The task led by CERN consists in developing a GPU native and AI-based algorithm for particle-flow reconstruction that can easily be accelerated by modern heterogeneous hardware. This algorithm, called Machine-Learned Particle-Flow (MLPF), is developed in collaboration with CMS and acts as a representative AI use case from HEP. Some of the most important contributions from this task include the implementation and execution of distributed training and large-scale hyperparameter optimization using HPC, significantly improving physics performance. Another area of work has been to optimize developed algorithms on various heterogenous architectures.
Progress
Significant progress has been made in terms of MLPF physics performance. One large contributor to this improvement has been the generation of new and larger datasets with a new ground truth definition. The use of large-scale distributed hyperparameter optimization has continued from previous years. Furthermore, the use of model performance prediction using Support Vector Regression (SVR) and Quantum-SVR has been implemented and applied successfully to the problem of tuning the hyperparameters of MLPF.

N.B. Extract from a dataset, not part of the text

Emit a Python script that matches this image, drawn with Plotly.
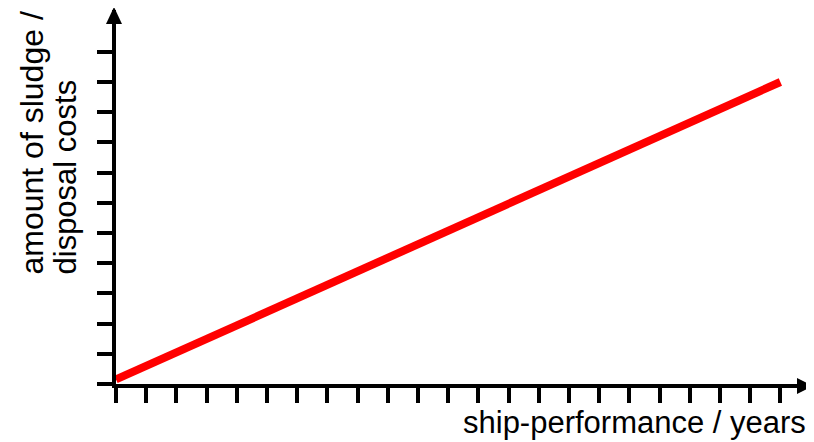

In 2023, the focus of the MLPF effort shifted from working on closed CMS data to an open dataset that we generated ourselves. The dataset consists of electron-positron collision events at a center of mass energy of 380GeV with full GEANT4 simulation, suitable for detector reconstruction and made publicly available in the EMD4HEP format. Using this dataset, a comparison between a graph neural network and a kernel-based transformer was carried out, demonstrating that both avoid quadratic memory allocation and computational cost while achieving realistic reconstruction. Furthermore, it was shown that hyperparameter tuning on HPC significantly enhanced the physics performance of the models, improving the jet transverse momentum resolution by up to 50% compared to the baseline hand-written algorithm. In addition, the resulting model is highly portable across a variety of hardware accelerators.
Next Steps
In T4.1, the MLPF studies on the open electron-positron collision dataset has been completed and focus will shift back to simulated CMS-based datasets with proton-proton collisions. A strategic decision has been made to migrate the optimization code of MLPF from TensorFlow to PyTorch. The reason for this is the superior support for cutting edge ML algorithms offered by PyTorch as well as its suitability for easy and fast development of new algorithms. The work has already started in late 2023 but will continue in 2024.

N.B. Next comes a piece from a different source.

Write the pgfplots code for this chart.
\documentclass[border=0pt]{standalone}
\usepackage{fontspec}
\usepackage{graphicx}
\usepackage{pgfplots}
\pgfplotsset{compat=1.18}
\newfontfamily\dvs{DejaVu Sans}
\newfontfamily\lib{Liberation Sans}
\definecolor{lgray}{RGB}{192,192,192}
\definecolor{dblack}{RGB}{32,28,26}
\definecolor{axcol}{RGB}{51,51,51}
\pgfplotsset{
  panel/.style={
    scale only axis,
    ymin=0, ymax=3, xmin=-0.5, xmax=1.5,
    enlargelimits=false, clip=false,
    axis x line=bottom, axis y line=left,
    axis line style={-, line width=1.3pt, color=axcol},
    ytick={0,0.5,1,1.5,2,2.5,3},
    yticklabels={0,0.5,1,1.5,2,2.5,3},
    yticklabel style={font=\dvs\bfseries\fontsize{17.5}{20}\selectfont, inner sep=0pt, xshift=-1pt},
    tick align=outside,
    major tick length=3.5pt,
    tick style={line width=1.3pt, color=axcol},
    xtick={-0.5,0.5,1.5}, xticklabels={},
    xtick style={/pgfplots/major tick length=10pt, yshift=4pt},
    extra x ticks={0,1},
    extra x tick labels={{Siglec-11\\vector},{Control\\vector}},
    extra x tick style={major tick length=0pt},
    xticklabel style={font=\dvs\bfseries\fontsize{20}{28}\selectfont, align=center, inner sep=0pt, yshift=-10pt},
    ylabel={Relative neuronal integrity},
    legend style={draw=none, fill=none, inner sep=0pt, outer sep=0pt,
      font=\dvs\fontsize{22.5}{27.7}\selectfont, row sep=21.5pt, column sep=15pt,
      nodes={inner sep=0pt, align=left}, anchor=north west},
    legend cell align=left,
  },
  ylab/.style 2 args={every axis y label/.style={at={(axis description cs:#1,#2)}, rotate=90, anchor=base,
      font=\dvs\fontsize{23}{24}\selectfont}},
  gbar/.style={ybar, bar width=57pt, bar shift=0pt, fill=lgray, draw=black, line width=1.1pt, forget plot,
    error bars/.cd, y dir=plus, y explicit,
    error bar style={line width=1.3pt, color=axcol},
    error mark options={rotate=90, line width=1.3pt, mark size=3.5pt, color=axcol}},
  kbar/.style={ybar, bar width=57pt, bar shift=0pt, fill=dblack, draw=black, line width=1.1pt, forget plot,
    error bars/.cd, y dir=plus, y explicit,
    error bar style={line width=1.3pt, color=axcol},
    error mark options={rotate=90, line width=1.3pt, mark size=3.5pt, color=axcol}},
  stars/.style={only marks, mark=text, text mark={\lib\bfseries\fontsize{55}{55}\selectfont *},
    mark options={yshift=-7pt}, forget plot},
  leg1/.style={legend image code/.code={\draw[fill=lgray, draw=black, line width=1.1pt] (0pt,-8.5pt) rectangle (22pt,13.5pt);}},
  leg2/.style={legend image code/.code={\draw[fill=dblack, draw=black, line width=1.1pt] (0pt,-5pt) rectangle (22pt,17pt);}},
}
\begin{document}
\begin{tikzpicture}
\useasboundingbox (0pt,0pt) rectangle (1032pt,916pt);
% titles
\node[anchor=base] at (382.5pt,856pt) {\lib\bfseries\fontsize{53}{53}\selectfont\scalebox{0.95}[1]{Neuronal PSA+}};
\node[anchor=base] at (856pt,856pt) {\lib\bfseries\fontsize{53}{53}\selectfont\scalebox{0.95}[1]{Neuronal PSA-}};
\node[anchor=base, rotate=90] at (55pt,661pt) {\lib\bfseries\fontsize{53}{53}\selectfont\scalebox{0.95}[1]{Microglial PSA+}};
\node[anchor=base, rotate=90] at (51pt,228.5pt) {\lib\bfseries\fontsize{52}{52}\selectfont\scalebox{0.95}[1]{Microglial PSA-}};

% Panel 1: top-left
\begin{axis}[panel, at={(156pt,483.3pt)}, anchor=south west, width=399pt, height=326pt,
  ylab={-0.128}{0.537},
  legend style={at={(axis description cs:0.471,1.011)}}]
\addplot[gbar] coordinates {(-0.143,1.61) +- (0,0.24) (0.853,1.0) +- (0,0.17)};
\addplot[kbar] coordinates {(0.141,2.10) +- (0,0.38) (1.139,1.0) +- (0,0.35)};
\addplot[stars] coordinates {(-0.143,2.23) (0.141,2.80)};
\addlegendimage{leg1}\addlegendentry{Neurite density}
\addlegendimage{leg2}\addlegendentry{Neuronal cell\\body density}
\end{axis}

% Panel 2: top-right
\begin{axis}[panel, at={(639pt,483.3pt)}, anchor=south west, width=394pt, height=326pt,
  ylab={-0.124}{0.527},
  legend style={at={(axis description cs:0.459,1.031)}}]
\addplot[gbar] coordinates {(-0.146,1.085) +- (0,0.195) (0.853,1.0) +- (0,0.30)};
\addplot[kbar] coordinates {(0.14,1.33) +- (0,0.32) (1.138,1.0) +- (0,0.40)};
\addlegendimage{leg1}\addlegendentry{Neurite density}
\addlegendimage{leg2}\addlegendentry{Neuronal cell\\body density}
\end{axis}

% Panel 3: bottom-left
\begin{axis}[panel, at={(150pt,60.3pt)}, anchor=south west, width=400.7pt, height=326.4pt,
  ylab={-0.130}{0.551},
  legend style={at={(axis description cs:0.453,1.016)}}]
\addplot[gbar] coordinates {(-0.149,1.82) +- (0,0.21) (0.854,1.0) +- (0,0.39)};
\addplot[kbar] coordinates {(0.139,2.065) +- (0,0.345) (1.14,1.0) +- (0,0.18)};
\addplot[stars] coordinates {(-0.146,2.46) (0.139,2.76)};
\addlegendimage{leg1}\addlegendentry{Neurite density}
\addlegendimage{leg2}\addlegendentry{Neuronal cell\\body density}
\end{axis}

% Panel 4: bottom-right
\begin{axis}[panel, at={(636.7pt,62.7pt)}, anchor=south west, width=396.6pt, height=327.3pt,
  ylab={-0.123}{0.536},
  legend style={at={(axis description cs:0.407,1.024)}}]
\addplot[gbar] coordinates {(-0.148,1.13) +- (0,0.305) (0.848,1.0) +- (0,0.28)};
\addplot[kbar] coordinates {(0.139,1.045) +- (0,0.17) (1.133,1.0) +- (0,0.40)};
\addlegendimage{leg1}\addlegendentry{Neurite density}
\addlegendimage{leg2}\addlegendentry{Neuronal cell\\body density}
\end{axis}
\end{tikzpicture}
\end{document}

Next steps in the data challenge line of work is to finalize 200G connectivity testing with FZJ and then to carry out XrootD/Rucio dataset testing this spring. RTU tests with GÉANT will investigate UnicoreFTP transfer service in this same time period.

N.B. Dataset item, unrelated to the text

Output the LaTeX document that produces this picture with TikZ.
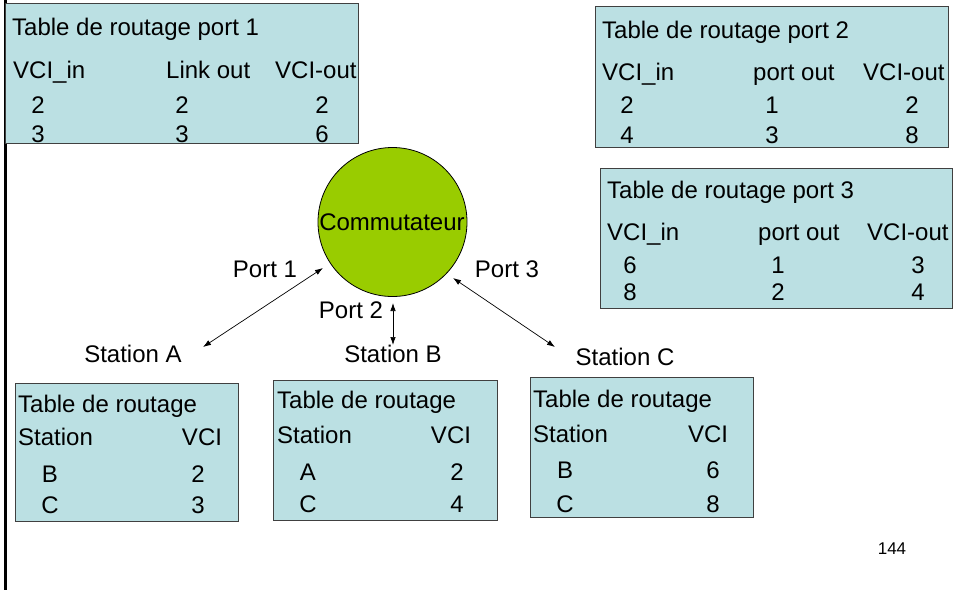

Project Coordinator: Maria Girone, Andreas Lintermann
Technical Team: Maria Girone, David Southwick, Eric Wulff
Collaboration Liaisons: Marcel Aach (Forschungszentrum Jülich), Naveed Akram (The Cyprus Institute), Gabriele Cavallaro (Forschungszentrum Jülich), Kurt de Grave (Flanders Make), Andreas Lintermann (Forschungszentrum Jülich), Arnis Lektauers (Riga Technical University), Morris Riedel (University of Iceland), Nikos Savva (The Cyprus Institute), Eric Michael Sumner (University of Iceland), Liang Tian (University of Iceland), Eric Verschuur (Delft University of Technology)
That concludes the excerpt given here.